Some things to remember:
- WRITE CLEARLY. A good paper is direct, unambiguous and describes all stages of the work in complete—but not superfluous—detail. You must provide this, while not causing confusion to the reader. Quality of writing will affect your grade.
- All plots, figures, and tables must have a title, labeled axes and a caption. There should be no confusion about what you’re trying to express, or why the plot was included.
- Do not include multiple figures that all convey the same information. Be succinct.
- Avoid redundancy. Do not describe the same component of your work twice.
- Do not include much code in your report. If your approach contains a new algorithm you developed, it may be appropriate for you to include its pseudocode, but do not copy and paste code from your editor. Do not include well-known algorithms like the perceptron training algorithm. (If you feel like you need to, instead include a citation to the literature that describes the algorithm, and provide a brief English description of what it does.)
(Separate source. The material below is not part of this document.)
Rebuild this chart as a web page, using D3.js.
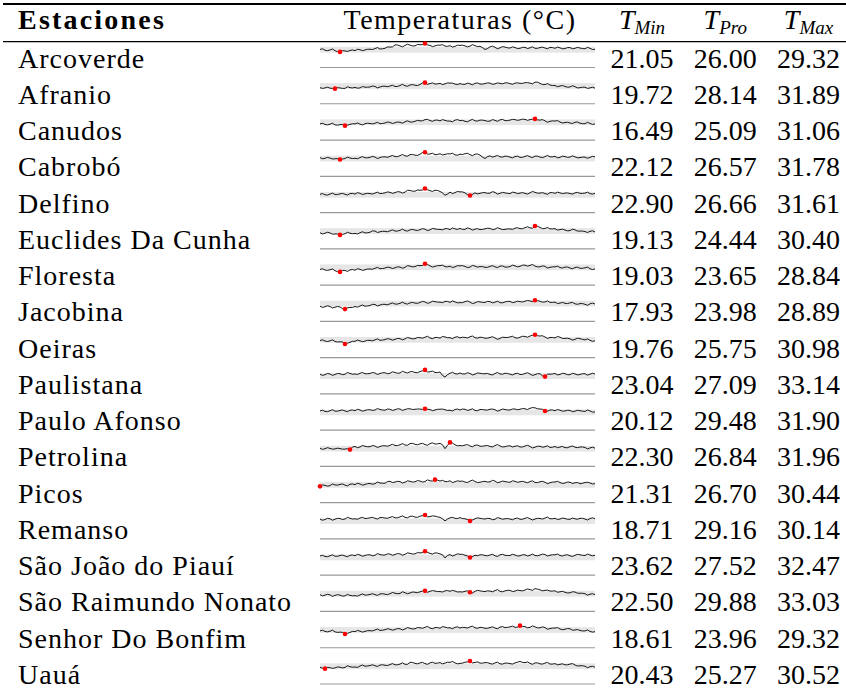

- You may include back-references to things you’ve already discussed. Avoid forward references.
- Provide a title for your report.
Writing a paper is like composing a piece of art. Be deliberate in your choice of what to include, when to include it and how to express it. For example, don’t include every plot you generated; pick the ones that best demonstrate your results. Work on the clarity of your writing. At the end of the day, your report is all the reader has to generate an opinion about your work. You don’t want good work to be obscured by poor writing.
Formatting: please use a 10 to 12 point font with single spacing. If you use wide spacing or waste space unnecessarily, we will notice you have less content. Please divide your report clearly into sections/subsections. We suggest the ACL stylesheets, though they're not necessary to use.